- Lohian Khas Location in Punjab, India Lohian Khas Lohian Khas (India)
- Coordinates: 31°09′41″N 75°12′40″E﻿ / ﻿31.16132°N 75.211099°E
- Country: India
- State: Punjab
- District: Jalandhar

Population (2001)
- • Total: 8,546

Languages
- • Official: Punjabi
- Time zone: UTC+5:30 (IST)
- PIN: 144629

= Lohian Khas =

Lohian Khas is a town and a nagar panchayat in Jalandhar district in the Indian state of Punjab. There were 11 wards in this town recently two more wards are constituted now currently 13 wards represent this town. A bus stand and railway station also situated here. As per the Rail Department's terminology, Lohian station comes under the category of "rail junction", this type of terminology used where three or more rail tracks joins together and this important to mention here that historical city Patiala from railway point of view not comes under the category of junction By train people go to Makhu, Ferozpur, Sultanpur Lodhi, Kapurthala, Nakodar, Jalandhar and Ludhiana.

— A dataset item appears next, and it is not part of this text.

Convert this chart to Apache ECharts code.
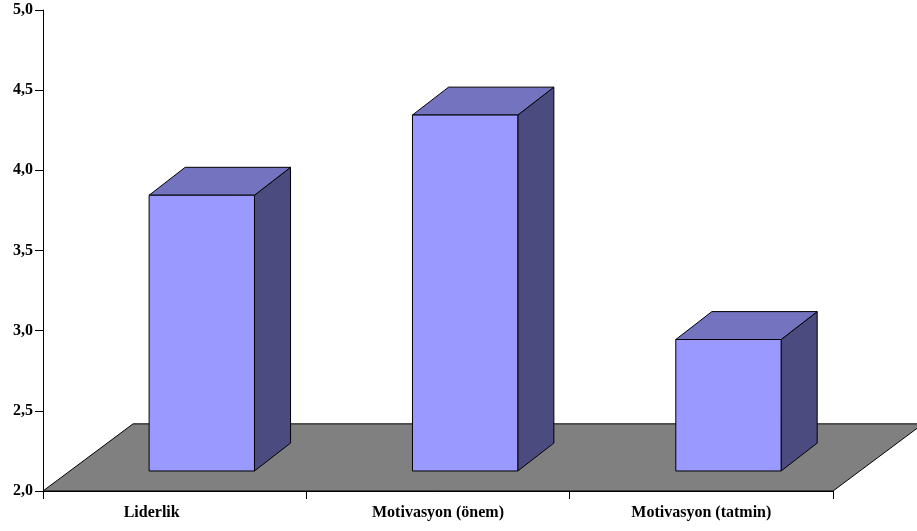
<!DOCTYPE html>
<html>
<head>
<meta charset="utf-8">
<script src="https://cdn.jsdelivr.net/npm/echarts@6/dist/echarts.min.js"></script>
<style>
  html, body { margin: 0; padding: 0; background: #fff; }
  #chart { width: 917px; height: 531px; }
</style>
</head>
<body>
<div id="chart"></div>
<script>
// chart data
const categories = ["Liderlik", "Motivasyon (önem)", "Motivasyon (tatmin)"];
const scores = [3.72, 4.22, 2.82];
const yMin = 2.0;
const yMax = 5.0;
const yStep = 0.5;

const chart = echarts.init(document.getElementById("chart"));

// depth of the 3d look, as a share of the category band
const floorDepth = [0.342, -0.255];
const barDepth = [0.137, -0.106];
const barShift = [0.103, -0.076];
const barWidth = 0.4;

function renderFloor(params, api) {
  const band = api.size([1, 0])[0];
  const first = api.coord([0, yMin]);
  const last = api.coord([categories.length - 1, yMin]);
  const xl = first[0] - band / 2;
  const xr = last[0] + band / 2;
  const y = first[1];
  const dx = band * floorDepth[0];
  const dy = band * floorDepth[1];
  return {
    type: "polygon",
    shape: { points: [[xl, y], [xr, y], [xr + dx, y + dy], [xl + dx, y + dy]] },
    style: { fill: "#808080", stroke: "#000", lineWidth: 1 },
  };
}

function renderBar(params, api) {
  const idx = api.value(0);
  const base = api.coord([idx, yMin]);
  const top = api.coord([idx, api.value(1)]);
  const band = api.size([1, 0])[0];
  const w = band * barWidth;
  const x0 = base[0] + band * barShift[0] - w / 2;
  const x1 = x0 + w;
  const yb = base[1] + band * barShift[1];
  const yt = top[1] + band * barShift[1];
  const dx = band * barDepth[0];
  const dy = band * barDepth[1];
  const line = { stroke: "#000", lineWidth: 1 };
  return {
    type: "group",
    children: [
      {
        type: "polygon",
        shape: { points: [[x1, yb], [x1 + dx, yb + dy], [x1 + dx, yt + dy], [x1, yt]] },
        style: Object.assign({ fill: "#4B4B7F" }, line),
      },
      {
        type: "polygon",
        shape: { points: [[x0, yt], [x1, yt], [x1 + dx, yt + dy], [x0 + dx, yt + dy]] },
        style: Object.assign({ fill: "#7373BF" }, line),
      },
      {
        type: "rect",
        shape: { x: x0, y: yt, width: w, height: yb - yt },
        style: Object.assign({ fill: "#9999FF" }, line),
      },
    ],
  };
}

const labelFont = {
  fontFamily: "Liberation Serif",
  fontWeight: "bold",
  fontSize: 16,
  color: "#000",
};

const option = {
  animation: false,
  grid: { left: 43, right: 84, top: 10, bottom: 40 },
  xAxis: {
    type: "category",
    data: categories.map((c, i) =>
      i === 0 ? { value: c, textStyle: { padding: [0, 46, 0, 0] } } : c
    ),
    boundaryGap: true,
    axisLine: { lineStyle: { color: "#000", width: 1 } },
    axisTick: { show: true, length: 8, lineStyle: { color: "#000" } },
    axisLabel: Object.assign({ margin: 14, interval: 0 }, labelFont),
    splitLine: { show: false },
  },
  yAxis: {
    type: "value",
    min: yMin,
    max: yMax,
    interval: yStep,
    axisLine: { show: true, lineStyle: { color: "#000", width: 1 } },
    axisTick: { show: true, length: 8, lineStyle: { color: "#000" } },
    axisLabel: Object.assign(
      { margin: 10, formatter: (v) => v.toFixed(1).replace(".", ",") },
      labelFont
    ),
    splitLine: { show: false },
  },
  series: [
    {
      type: "custom",
      name: "floor",
      renderItem: renderFloor,
      data: [[0, yMin]],
      encode: { x: 0, y: 1 },
      clip: false,
      silent: true,
      z: 1,
    },
    {
      type: "custom",
      name: "scores",
      renderItem: renderBar,
      data: scores.map((v, i) => [i, v]),
      encode: { x: 0, y: 1 },
      clip: false,
      z: 2,
    },
  ],
};

chart.setOption(option);
</script>
</body>
</html>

There are schools for computer education and Ielts academies also here.

==Demographics==
As of 2001 India census, Lohian Khas had a population of 8546. Males constitute 53% of the population and females 47%. Lohian Khas has an average literacy rate of 66%, higher than the national average of 59.5%: male literacy is 69%, and female literacy is 63%. In Lohian Khas, 13% of the population is under 6 years of age.